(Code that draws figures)
----------------
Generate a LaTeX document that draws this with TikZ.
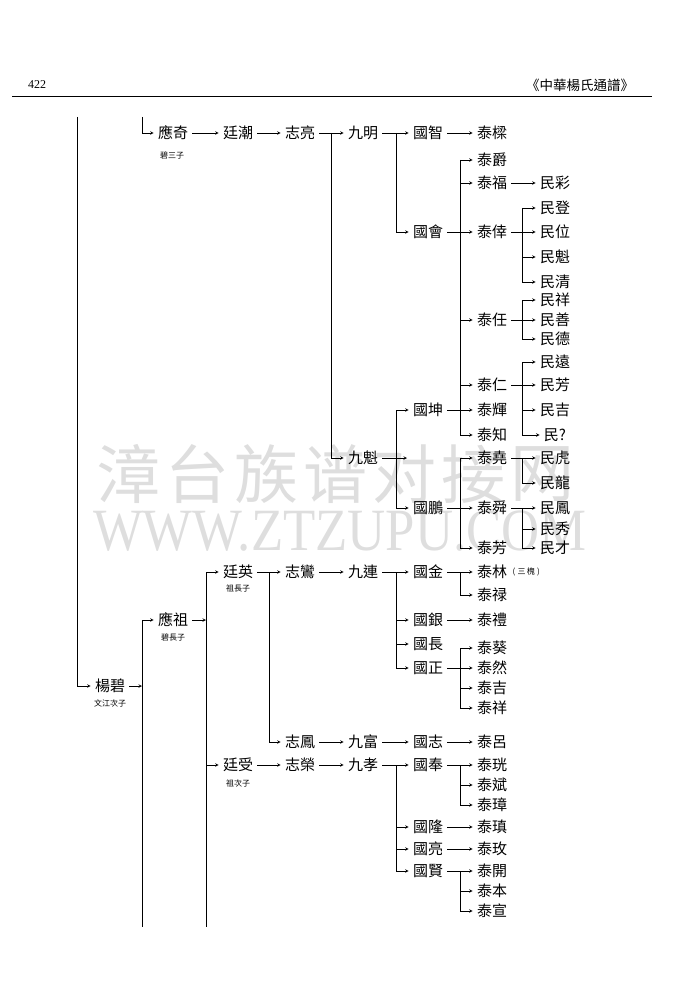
\documentclass[tikz,border=0pt]{standalone}
\usepackage{fontspec}
\setmainfont{Liberation Serif}
\newfontfamily\cjk{Noto Sans CJK TC}
\newfontfamily\cjksc{Noto Sans CJK SC}
\usepackage{xcolor}
\definecolor{wmgray}{RGB}{222,222,222}
\tikzset{nm/.style={font=\cjk\fontsize{15}{15}\selectfont, inner sep=4pt},
  note/.style={font=\cjk\fontsize{8}{8}\selectfont, inner sep=1pt}}

\begin{document}
\begin{tikzpicture}[x=1pt,y=-1pt,>=stealth,line width=.6pt]
  \useasboundingbox (0,0) rectangle (675,1000);
  % watermark
  \foreach \c [count=\i] in {漳,台,族,谱,对,接,网}
    \node[font=\cjksc\fontsize{64}{64}\selectfont,text=wmgray] (wm\i) at (128+69*\i-69,474) {\c};
  \node[font=\fontsize{60}{60}\selectfont,text=wmgray,xscale=.88] (wmurl) at (340,531) {WWW.ZTZUPU.COM};
  % header
  \node[font=\fontsize{12}{12}\selectfont] (pg) at (37,85) {422};
  \node[font=\cjk\fontsize{13.5}{14}\selectfont] (ttl) at (580,85) {《中華楊氏通譜》};
  \draw[line width=.9pt] (12,96) -- (652,96);
  % bracket columns
  \coordinate (vA) at (77,0);  \coordinate (vB) at (142,0);
  \coordinate (vC) at (206,0); \coordinate (vD) at (269,0);
  \coordinate (vE) at (331,0); \coordinate (vF) at (396,0);
  \coordinate (vG) at (460,0); \coordinate (vH) at (522,0);
  \coordinate (topA) at (77,117); \coordinate (topB) at (142,117);
  \coordinate (botB) at (142,927); \coordinate (botC) at (206,927);
  \coordinate (jkEnd) at (407,458);
  % names
  \foreach \n/\x/\y/\t in {yq/173/133/應奇, tc/238/133/廷潮, zl/300/133/志亮,
      jm/363/133/九明, gz/428/133/國智, tl/492/133/泰樑, tj/492/160/泰爵,
      tf/492/183/泰福, mc/555/183/民彩, gh/428/232/國會, tx/492/232/泰倖,
      md/555/208/民登, mw/555/232/民位, mk/555/257/民魁, mq/555/282/民清,
      tr/492/320/泰任, mx/555/300/民祥, ms/555/320/民善, mde/555/339/民德,
      tre/492/385/泰仁, my/555/362/民遠, mf/555/385/民芳, mj/555/410/民吉,
      mu/555/435/民?, jk/363/458/九魁, gk/428/410/國坤, th/492/410/泰輝,
      tz/492/435/泰知, gp/428/508/國鵬, ty/492/458/泰堯, mh/555/458/民虎,
      ml/555/483/民龍, ts/492/508/泰舜, mfe/555/508/民鳳, mxi/555/529/民秀,
      mca/555/548/民才, tfa/492/548/泰芳}
    \node[nm] (\n) at (\x,\y) {\t};
  \foreach \n/\x/\y/\t in {yb/110/686/楊碧, yz/173/620/應祖, tyi/238/572/廷英,
      zla/300/572/志鸞, jl/363/572/九連, gj/428/572/國金, tli/492/572/泰林,
      tlu/492/595/泰禄, gy/428/620/國銀, tlb/492/620/泰禮, gc/428/644/國長,
      gzh/428/668/國正, tk/492/648/泰葵, tra/492/668/泰然, tji/492/688/泰吉,
      txi/492/708/泰祥, zf/300/742/志鳳, jf/363/742/九富, gzi/428/742/國志,
      tlv/492/742/泰呂, tsh/238/765/廷受, zr/300/765/志榮, jx/363/765/九孝,
      gf/428/765/國奉, tg/492/765/泰珖, tb/492/785/泰斌, tzh/492/805/泰璋,
      gl/428/827/國隆, tt/492/827/泰瑱, gli/428/849/國亮, tm/492/849/泰玫,
      gxi/428/871/國賢, tka/492/871/泰開, tbe/492/891/泰本, txu/492/911/泰宣}
    \node[nm] (\n) at (\x,\y) {\t};
  % notes
  \node[note] (yqn) at (172,155) {碧三子};
  \node[note] (yzn) at (173,637) {碧長子};
  \node[note] (tyn) at (238,588) {祖長子};
  \node[note] (tsn) at (238,783) {祖次子};
  \node[note] (ybn) at (110,703) {文江次子};
  \node[note,anchor=west] (tlin) at (tli.east) {(\;三\,槐\;)};
  % trunk lines
  \draw (topA) -- (vA |- yb);
  \draw[->] (vA |- yb) -- (yb);
  \draw (topB) -- (vB |- yq);
  \draw[->] (vB |- yq) -- (yq);
  \draw[->] (yb) -- (vB |- yb);
  \draw (vB |- yz) -- (botB);
  \draw[->] (yz) -- (vC |- yz);
  \draw (vC |- tyi) -- (botC);
  \draw[->] (jk) -- (jkEnd);
  \draw (vF |- gk) -- (vF |- gp);
  % single lines
  \foreach \a/\b in {yq/tc, tc/zl, gz/tl, tf/mc, zla/jl, zf/jf, jf/gzi,
      gzi/tlv, tsh/zr, zr/jx, gy/tlb, gl/tt, gli/tm}
    \draw[->] (\a) -- (\b);
  % brackets
  \foreach \p/\v/\f/\l in {zl/vE/jm/jk, jm/vF/gz/gh, gh/vG/tj/th, tx/vH/md/mq,
      tr/vH/mx/mde, tre/vH/my/mu, gk/vG/th/tz, gp/vG/ty/tfa, ty/vH/mh/ml,
      ts/vH/mfe/mca, tyi/vD/zla/zf, jl/vF/gj/gzh, gj/vG/tli/tlu, gzh/vG/tk/txi,
      jx/vF/gf/gxi, gf/vG/tg/tzh, gxi/vG/tka/txu}
    {\draw (\p) -- (\v |- \p);
     \draw (\v |- \f) -- (\v |- \l);}
  \foreach \v/\c in {vB/yz, vC/tyi, vC/tsh, vD/zla, vD/zf, vE/jm, vE/jk,
      vF/gz, vF/gh, vF/gk, vF/gp, vF/gj, vF/gy, vF/gc, vF/gzh, vF/gf, vF/gl,
      vF/gli, vF/gxi, vG/tj, vG/tf, vG/tx, vG/tr, vG/tre, vG/th, vG/tz,
      vG/ty, vG/ts, vG/tfa, vG/tli, vG/tlu, vG/tk, vG/tra, vG/tji, vG/txi,
      vG/tg, vG/tb, vG/tzh, vG/tka, vG/tbe, vG/txu, vH/md, vH/mw, vH/mk,
      vH/mq, vH/mx, vH/ms, vH/mde, vH/my, vH/mf, vH/mj, vH/mu, vH/mh,
      vH/ml, vH/mfe, vH/mxi, vH/mca}
    \draw[->] (\v |- \c) -- (\c);
\end{tikzpicture}
\end{document}
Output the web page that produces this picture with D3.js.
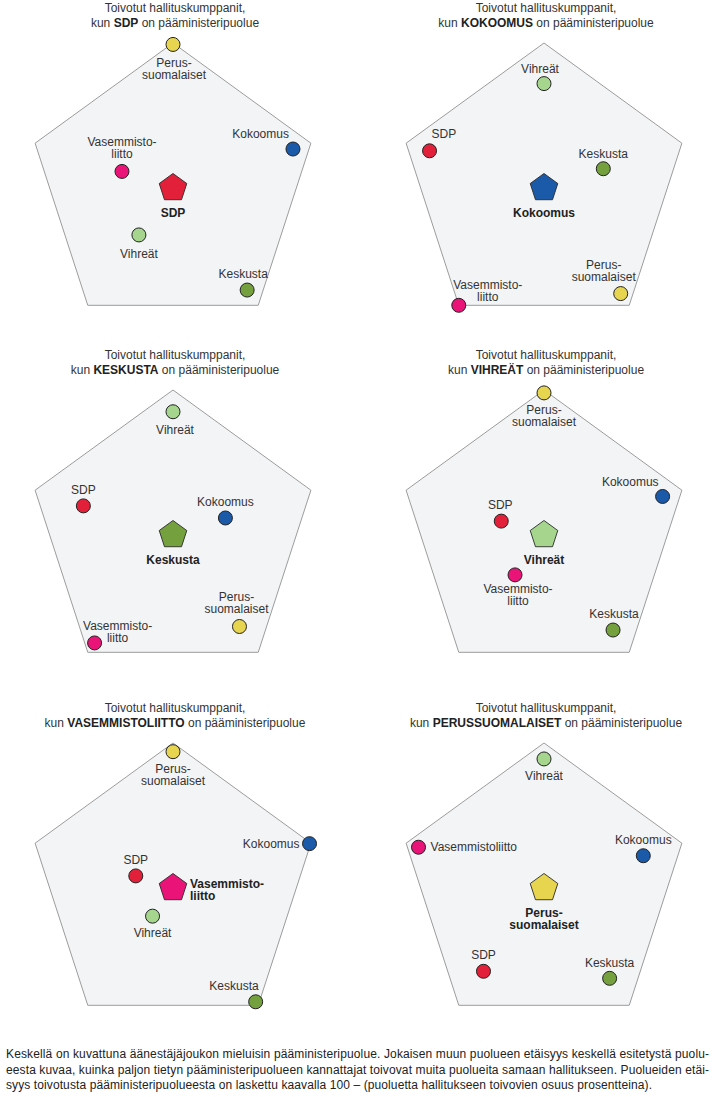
----------------
Without the pictures, write out all of the material exactly.

### TASK ANSWER
Generate a LaTeX document that draws this with TikZ.
\documentclass[tikz,border=0pt]{standalone}
\usepackage{fontspec}
\setmainfont{Liberation Serif}
\newfontfamily\cjk{Noto Sans CJK TC}
\newfontfamily\cjksc{Noto Sans CJK SC}
\usepackage{xcolor}
\definecolor{wmgray}{RGB}{222,222,222}
\tikzset{nm/.style={font=\cjk\fontsize{15}{15}\selectfont, inner sep=4pt},
  note/.style={font=\cjk\fontsize{8}{8}\selectfont, inner sep=1pt}}

\begin{document}
\begin{tikzpicture}[x=1pt,y=-1pt,>=stealth,line width=.6pt]
  \useasboundingbox (0,0) rectangle (675,1000);
  % watermark
  \foreach \c [count=\i] in {漳,台,族,谱,对,接,网}
    \node[font=\cjksc\fontsize{64}{64}\selectfont,text=wmgray] (wm\i) at (128+69*\i-69,474) {\c};
  \node[font=\fontsize{60}{60}\selectfont,text=wmgray,xscale=.88] (wmurl) at (340,531) {WWW.ZTZUPU.COM};
  % header
  \node[font=\fontsize{12}{12}\selectfont] (pg) at (37,85) {422};
  \node[font=\cjk\fontsize{13.5}{14}\selectfont] (ttl) at (580,85) {《中華楊氏通譜》};
  \draw[line width=.9pt] (12,96) -- (652,96);
  % bracket columns
  \coordinate (vA) at (77,0);  \coordinate (vB) at (142,0);
  \coordinate (vC) at (206,0); \coordinate (vD) at (269,0);
  \coordinate (vE) at (331,0); \coordinate (vF) at (396,0);
  \coordinate (vG) at (460,0); \coordinate (vH) at (522,0);
  \coordinate (topA) at (77,117); \coordinate (topB) at (142,117);
  \coordinate (botB) at (142,927); \coordinate (botC) at (206,927);
  \coordinate (jkEnd) at (407,458);
  % names
  \foreach \n/\x/\y/\t in {yq/173/133/應奇, tc/238/133/廷潮, zl/300/133/志亮,
      jm/363/133/九明, gz/428/133/國智, tl/492/133/泰樑, tj/492/160/泰爵,
      tf/492/183/泰福, mc/555/183/民彩, gh/428/232/國會, tx/492/232/泰倖,
      md/555/208/民登, mw/555/232/民位, mk/555/257/民魁, mq/555/282/民清,
      tr/492/320/泰任, mx/555/300/民祥, ms/555/320/民善, mde/555/339/民德,
      tre/492/385/泰仁, my/555/362/民遠, mf/555/385/民芳, mj/555/410/民吉,
      mu/555/435/民?, jk/363/458/九魁, gk/428/410/國坤, th/492/410/泰輝,
      tz/492/435/泰知, gp/428/508/國鵬, ty/492/458/泰堯, mh/555/458/民虎,
      ml/555/483/民龍, ts/492/508/泰舜, mfe/555/508/民鳳, mxi/555/529/民秀,
      mca/555/548/民才, tfa/492/548/泰芳}
    \node[nm] (\n) at (\x,\y) {\t};
  \foreach \n/\x/\y/\t in {yb/110/686/楊碧, yz/173/620/應祖, tyi/238/572/廷英,
      zla/300/572/志鸞, jl/363/572/九連, gj/428/572/國金, tli/492/572/泰林,
      tlu/492/595/泰禄, gy/428/620/國銀, tlb/492/620/泰禮, gc/428/644/國長,
      gzh/428/668/國正, tk/492/648/泰葵, tra/492/668/泰然, tji/492/688/泰吉,
      txi/492/708/泰祥, zf/300/742/志鳳, jf/363/742/九富, gzi/428/742/國志,
      tlv/492/742/泰呂, tsh/238/765/廷受, zr/300/765/志榮, jx/363/765/九孝,
      gf/428/765/國奉, tg/492/765/泰珖, tb/492/785/泰斌, tzh/492/805/泰璋,
      gl/428/827/國隆, tt/492/827/泰瑱, gli/428/849/國亮, tm/492/849/泰玫,
      gxi/428/871/國賢, tka/492/871/泰開, tbe/492/891/泰本, txu/492/911/泰宣}
    \node[nm] (\n) at (\x,\y) {\t};
  % notes
  \node[note] (yqn) at (172,155) {碧三子};
  \node[note] (yzn) at (173,637) {碧長子};
  \node[note] (tyn) at (238,588) {祖長子};
  \node[note] (tsn) at (238,783) {祖次子};
  \node[note] (ybn) at (110,703) {文江次子};
  \node[note,anchor=west] (tlin) at (tli.east) {(\;三\,槐\;)};
  % trunk lines
  \draw (topA) -- (vA |- yb);
  \draw[->] (vA |- yb) -- (yb);
  \draw (topB) -- (vB |- yq);
  \draw[->] (vB |- yq) -- (yq);
  \draw[->] (yb) -- (vB |- yb);
  \draw (vB |- yz) -- (botB);
  \draw[->] (yz) -- (vC |- yz);
  \draw (vC |- tyi) -- (botC);
  \draw[->] (jk) -- (jkEnd);
  \draw (vF |- gk) -- (vF |- gp);
  % single lines
  \foreach \a/\b in {yq/tc, tc/zl, gz/tl, tf/mc, zla/jl, zf/jf, jf/gzi,
      gzi/tlv, tsh/zr, zr/jx, gy/tlb, gl/tt, gli/tm}
    \draw[->] (\a) -- (\b);
  % brackets
  \foreach \p/\v/\f/\l in {zl/vE/jm/jk, jm/vF/gz/gh, gh/vG/tj/th, tx/vH/md/mq,
      tr/vH/mx/mde, tre/vH/my/mu, gk/vG/th/tz, gp/vG/ty/tfa, ty/vH/mh/ml,
      ts/vH/mfe/mca, tyi/vD/zla/zf, jl/vF/gj/gzh, gj/vG/tli/tlu, gzh/vG/tk/txi,
      jx/vF/gf/gxi, gf/vG/tg/tzh, gxi/vG/tka/txu}
    {\draw (\p) -- (\v |- \p);
     \draw (\v |- \f) -- (\v |- \l);}
  \foreach \v/\c in {vB/yz, vC/tyi, vC/tsh, vD/zla, vD/zf, vE/jm, vE/jk,
      vF/gz, vF/gh, vF/gk, vF/gp, vF/gj, vF/gy, vF/gc, vF/gzh, vF/gf, vF/gl,
      vF/gli, vF/gxi, vG/tj, vG/tf, vG/tx, vG/tr, vG/tre, vG/th, vG/tz,
      vG/ty, vG/ts, vG/tfa, vG/tli, vG/tlu, vG/tk, vG/tra, vG/tji, vG/txi,
      vG/tg, vG/tb, vG/tzh, vG/tka, vG/tbe, vG/txu, vH/md, vH/mw, vH/mk,
      vH/mq, vH/mx, vH/ms, vH/mde, vH/my, vH/mf, vH/mj, vH/mu, vH/mh,
      vH/ml, vH/mfe, vH/mxi, vH/mca}
    \draw[->] (\v |- \c) -- (\c);
\end{tikzpicture}
\end{document}
Output the web page that produces this picture with D3.js.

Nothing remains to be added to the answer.